Why this project exists?
- Whisper is great for transcription, but needs post-processing for proper subtitle formatting (.srt).
- NLLB-200 provides high-quality translation among +200 languages.
- Hardcoded (burned-in) subtitles are part of the video image itself, so they work on any device or player (TV, smartphone, projector, etc.) without needing separate .srt files or player support.
- Human-in-the-loop – Automatically generated .srt files can be edited by the user at any stage, allowing manual correction of transcription or translation errors before burning them into the final video.
What makes it special?
- Auto‑installer – Checks and installs Python 3.8+, FFmpeg, PyTorch (among other dependencies), and automatically downloads AI models.
- Fully dynamic configuration – Everything is configurable through interactive menus:
- Translation models – Install and switch between NLLB sizes (600M, 1.3B, 3.3B) on the fly.
- Whisper models – Choose between tiny, base, small, medium, large, or turbo based on your VRAM.
- Input/Output languages – Select from +100 languages for transcription (Whisper) and +200 languages for translation (NLLB).
- Subtitling task – Burn either the original transcription OR the translated version.
- Subtitle formatting – Adjust maximum subtitle duration and lines per subtitle.
- Human-in-the-loop workflow – Since .srt files are plain text, users can manually correct any transcription or translation errors using any text editor before burning them into the video. This ensures final subtitle quality even when automatic generation makes mistakes.
- Modular design – Each step (download, transcription, translation, burning, cleanup) runs independently or in sequence.
- Interactive menu – Execute single steps (e.g., 2) or a range (e.g., 2,4 to run steps 2,3,4).

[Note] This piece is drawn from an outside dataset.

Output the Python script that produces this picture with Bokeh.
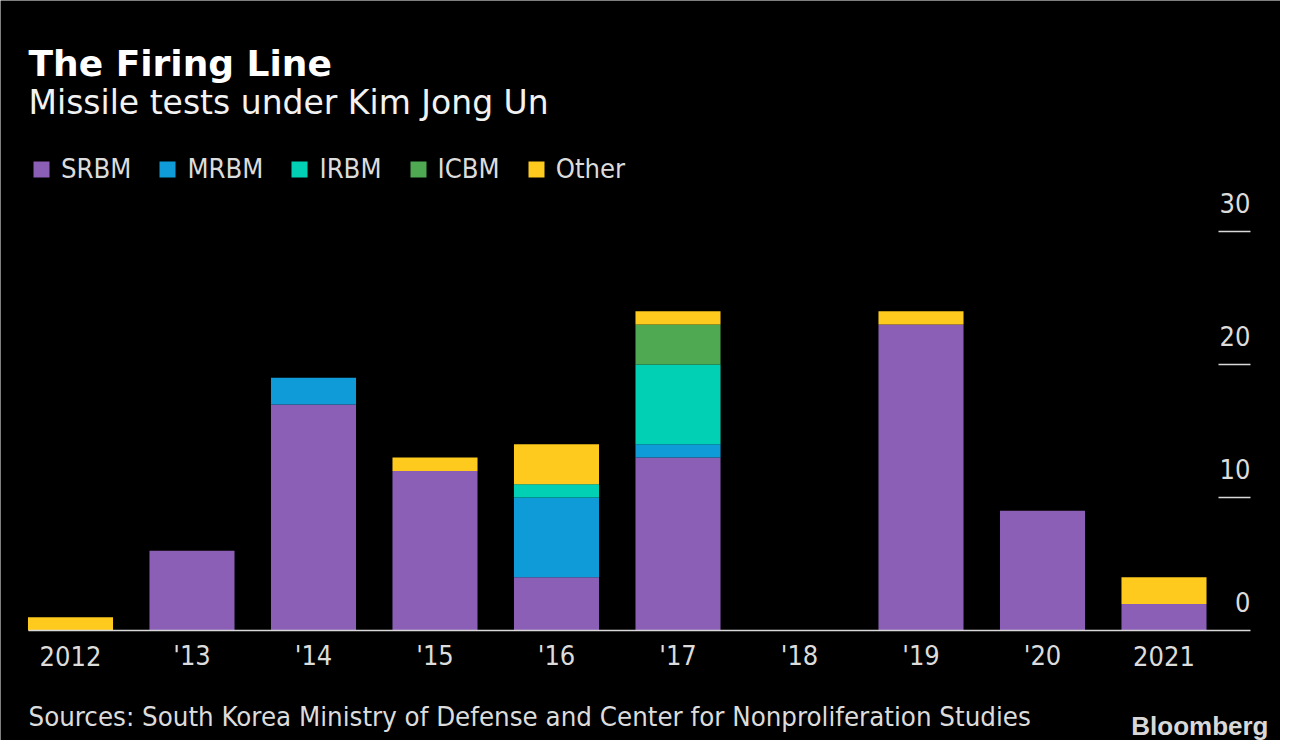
from bokeh.plotting import figure
from bokeh.models import ColumnDataSource, Label, Legend, LegendItem
from bokeh.core.properties import value
from bokeh.embed import file_html
from bokeh.resources import INLINE

# ---- data ----
years = ["2012", "'13", "'14", "'15", "'16", "'17", "'18", "'19", "'20", "2021"]
srbm = [0, 6, 17, 12, 4, 13, 0, 23, 9, 2]
mrbm = [0, 0, 2, 0, 6, 1, 0, 0, 0, 0]
irbm = [0, 0, 0, 0, 1, 6, 0, 0, 0, 0]
icbm = [0, 0, 0, 0, 0, 3, 0, 0, 0, 0]
other = [1, 0, 0, 1, 3, 1, 0, 1, 0, 2]
series = ["SRBM", "MRBM", "IRBM", "ICBM", "Other"]
colors = ["#8A5FB5", "#0F9BD8", "#02D0B4", "#4EA952", "#FFCA1E"]
y_ticks = [0, 10, 20, 30]

title = "The Firing Line"
subtitle = "Missile tests under Kim Jong Un"
source_text = "Sources: South Korea Ministry of Defense and Center for Nonproliferation Studies"
logo = "Bloomberg"

# ---- layout (canvas pixels) ----
W, H = 1280, 740
x0_px, px_x = 70.0, 121.5        # canvas x of first category, px per category
y0_px, px_y = 630.0, 13.3        # canvas y of value 0, px per unit
axis_left_px, axis_right_px = 28.0, 1250.0
BL = 12                          # baseline correction (px)

def dx(px):
    return (px - x0_px) / px_x

def dy(py):
    return (y0_px - py) / px_y

COND = "DejaVu Sans Condensed"
TXT = "#dcdcdc"
LINE = "#d9d9d9"

x_idx = list(range(len(years)))
source = ColumnDataSource(dict(x=x_idx, SRBM=srbm, MRBM=mrbm, IRBM=irbm, ICBM=icbm, Other=other))

p = figure(width=W, height=H, output_backend="svg", toolbar_location=None,
           x_range=(dx(0), dx(W)), y_range=(dy(H), dy(0)),
           x_axis_location=None, y_axis_location=None,
           min_border=0, background_fill_color="black", border_fill_color="black")
p.outline_line_color = None
p.grid.visible = False

renderers = p.vbar_stack(series, x="x", width=0.7, color=colors, line_color=None,
                         source=source)

# baseline (x axis line)
p.segment(x0=[dx(axis_left_px)], x1=[dx(axis_right_px)], y0=[0], y1=[0],
          line_color=LINE, line_width=1.5)
# x tick labels
p.text(x=x_idx, y=[0] * len(x_idx), text=years, text_align="center",
       text_baseline="alphabetic", y_offset=37 - BL,
       text_font=value(COND), text_font_size="27px", text_color=TXT)

# y tick marks and labels (right side, inside)
tick_len = 32 / px_x
xr = dx(axis_right_px)
p.segment(x0=[xr - tick_len] * 3, x1=[xr] * 3, y0=y_ticks[1:], y1=y_ticks[1:],
          line_color=LINE, line_width=1.5)
p.text(x=[xr] * len(y_ticks), y=y_ticks, text=[str(t) for t in y_ticks],
       text_align="right", text_baseline="alphabetic", y_offset=-17 - BL,
       text_font=value(COND), text_font_size="27px", text_color=TXT)

# legend
items = [LegendItem(label=s, renderers=[r]) for s, r in zip(series, renderers)]
legend = Legend(items=items, orientation="horizontal", location=(31, H - 184),
                glyph_width=20, glyph_height=20, label_standoff=10, spacing=26,
                padding=0, margin=0, border_line_color=None, background_fill_alpha=0,
                label_text_font=COND, label_text_font_size="27.2px", label_text_color=TXT)
p.add_layout(legend, "center")

# titles / notes (screen units: from canvas bottom-left)
p.add_layout(Label(x=28, y=H - 75 + BL, x_units="screen", y_units="screen",
                   text=title, text_font="DejaVu Sans", text_font_style="bold",
                   text_font_size="36px", text_color="white", text_baseline="alphabetic"))
p.add_layout(Label(x=28, y=H - 114 + BL, x_units="screen", y_units="screen",
                   text=subtitle, text_font="DejaVu Sans",
                   text_font_size="33px", text_color="#f2f2f2", text_baseline="alphabetic"))
p.add_layout(Label(x=28, y=H - 728 + BL, x_units="screen", y_units="screen",
                   text=source_text, text_font=COND,
                   text_font_size="27.4px", text_color=TXT, text_baseline="alphabetic"))
p.add_layout(Label(x=1268, y=H - 737 + BL, x_units="screen", y_units="screen",
                   text=logo, text_font="Liberation Sans", text_font_style="bold",
                   text_font_size="26px", text_color="#d8d8d8", text_baseline="alphabetic",
                   text_align="right"))

open("out.html", "w").write(file_html(p, INLINE))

- Smart SRT generation – Respects a maximum subtitle duration, and lines per subtitle parameters.
- Video preprocessing tools – Cut videos by time, concatenate multiple videos, and automatically avoid file overwrites with unique naming.
- Cross‑platform GPU support – Works with NVIDIA (CUDA) and AMD (DirectML), with automatic fallback to CPU.
- Persistent configuration – All settings are saved in cache/settings.pkl and persist between sessions.
- Windows 10/11 (the auto‑installer is Windows‑only; other OS may work with manual setup)
- Python 3.8+ Required for compatibility with modern ML libraries (Transformers, CTranslate2, etc.). Your existing Python version will be verified by installer.py.
- Administrator privileges (required for the installer to set up FFmpeg and Chocolatey)
- Internet connection (to download models and dependencies)
- Clone the repository
git clone https://github.com/your_username/Remi-Subtitle-Forge.git
cd Remi-Subtitle-Forge- Run the installer
python installer.pyThe installer will:
- Request administrator privileges
- Install FFmpeg via winget
- Install all Python dependencies (whisper‑timestamped, torch, ctranslate2, yt‑dlp, etc.)
- Detect your GPU (NVIDIA, AMD, or CPU) and install the correct PyTorch backend
- Download the NLLB‑200 model (converted to CTranslate2) and prepare Whisper model (small) for download just before first use
f you are not using Windows, or if the automatic installer fails, you can install everything manually.
All dependencies and detailed instructions are documented in:
This file includes:
- Python version requirements (3.8+)
- List of all required Python packages with installation commands
- System dependencies (FFmpeg, etc.) for Linux and macOS
- GPU backend setup (CUDA for NVIDIA, DirectML for AMD, or CPU fallback)
- Model download instructions (Whisper and NLLB-200)
After installation, run the main menu:
python main.pyYou will see an interactive terminal menu:
--------------------------------------------------------------------------
Terminal Menu - Subtitle generator
--------------------------------------------------------------------------
1. Download video from YouTube.
2. Create video transcription (.str file) in [current input language]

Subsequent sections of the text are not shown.